MY WORK-LIFE BALANCE SHEET
I thought it was going to be easy, a no-brainer. A guy’s not spending enough time with his family because he’s always at the office, well shove the office and work at home. It seemed like a simple mathematical equation, like if Suzie has three apples and Billy has 5 apples but gives one to Suzie and puts it on a train heading southbound from Penn Station ten minutes before a northbound train leaves Chicago for Newark, which conductor will be promoted first? As you can see, the “simple” part of that mathematical equation went out the window with Suzie’s apples, and my plan for Nirvana went off the rails. Before I knew it, I was on a very different train, headed straight to What Was I Thinking station.
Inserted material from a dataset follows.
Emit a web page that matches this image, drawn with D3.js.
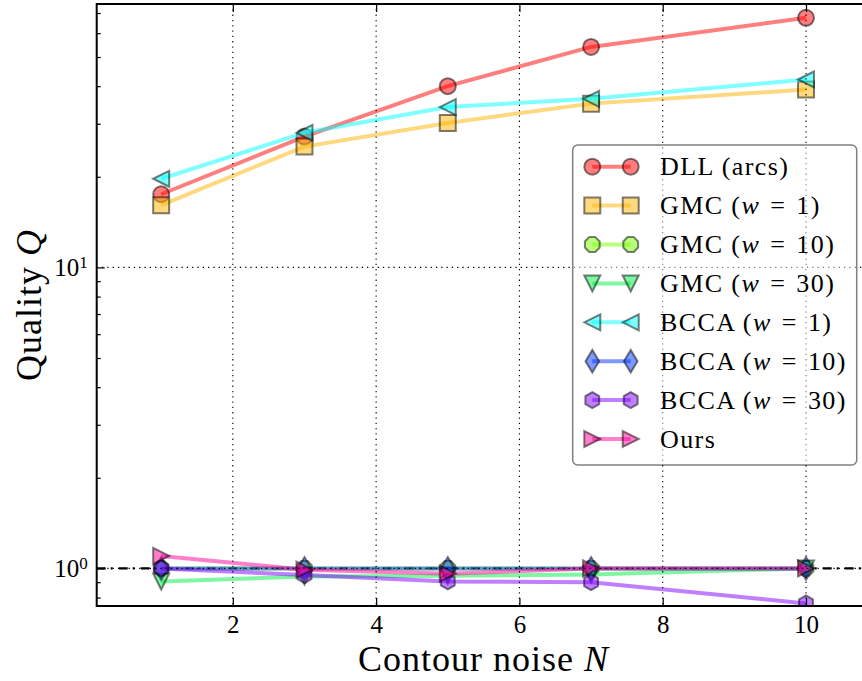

Who wouldn’t be drawn by the allure of working out of your house? Bye-bye getting up early, bye-bye being stuck in hideous rush-hour traffic jams. Hello reading the Journal while watching The Price is Right, hello getting used to myself in nothing but a bathrobe and jock strap. Actually, that was one of the first pitfalls of my new at-home lifestyle. You sit splayed out in your office chair in a robe and a jock, well, you’re gonna scratch yourself (if you’re a guy anyway). And before you know it, that has a subtle effect on the way you conduct yourself on the phone. You get a little lazy, a little too off-the-cuff. I’m an executive recruiter, and very soon phrases like “this client’s skill set is right in line with the vision of your company” started coming out like “aaayy, listen, ‘dis guy’s a freakin’ stand-up guy, you don’t hire him you deserve everything you freakin’ get.”
Then there’s trying to conduct a business call in the same house with a willful three year old who doesn’t understand the meaning of a closed door session. I can only hope that client from last month is reading this, because it will serve as an explanation of why our conversation went something like: “Listen, John, I respect your position on this, but we’re gonna need a starting salary of—did my little pookah make a doodie? Thank you for sharing that with me, angel heart, but daddy’s in the middle of a—hello…? Hello…?
The main impetus for the working-at-home model began with my dear wife. Too many times I had stayed late at the office, not realizing that I was subconsciously avoiding intimacy. Well, I say subconsciously, but usually I would walk in to find my long-cold dinner now covered in tin foil on the kitchen counter and say “sorry I couldn’t get here sooner, sweetie, but I was avoiding intimacy.” So, yeah, we’ve got some communication issues to work through, but we know there’s a strong foundation of real love. And my spending an extra ten hours a day at home was going to be the spackle in that foundation. Except that I’m an idiot, and I’m so used to getting my way at work, and using management-seminar buzzwords to make it happen, that I don’t realize I’m at home from 9 to 5. It didn’t matter how many times I said “honey, I think we need to “smarticize” this relationship,” or “let’s talk about your three main areas of under-achievement,” for some reason I only got cold stares. Finally, when I threatened to re-purpose her, she threw a plate at me. Hey, it could have been worse. It only nicked the client who had just come into the front hall to meet with me. And he was so distracted he didn’t notice I was only wearing a jock strap under the robe.
So I’ve been asking the people at my old firm to hire me back, but they’re not sure if they can accommodate me yet. They brought a new young guy in who’s willing to work by the hour with no health insurance. I thought he was a sap, until I realized that’s the same deal I have now. I’ll take some comfort in the fact that he can’t show up for work in his bathrobe. Plus, he’s probably in denial about how much he’s using work to avoid intimacy. Me, I’ve moved past all that. My family needs me, and damn it, I’m going to be there for them, 24/7, 365 days a year. When my wife heard me say that, she quipped, “is that a threat or a promise?” At least it sounded like a quip.
This Week’s Tom Stern Top Three Takeaways
1.A long ride in the car to and from work may not be a completely viable reason for giving up your office job. Dear Lord, I miss my Books on Tape!
2.There is no such thing as a quick fix. One can work at home to be near the family, only to discover that one actually needs a little time away from them during the week. And that one has just cut off that line of escape completely, inexorably, horribly. Somebody help me.
3.When all is said and done, there really is something about lazily waking up in the same place where you will work each and every day. And that something is a stunning awareness of the importance of showering.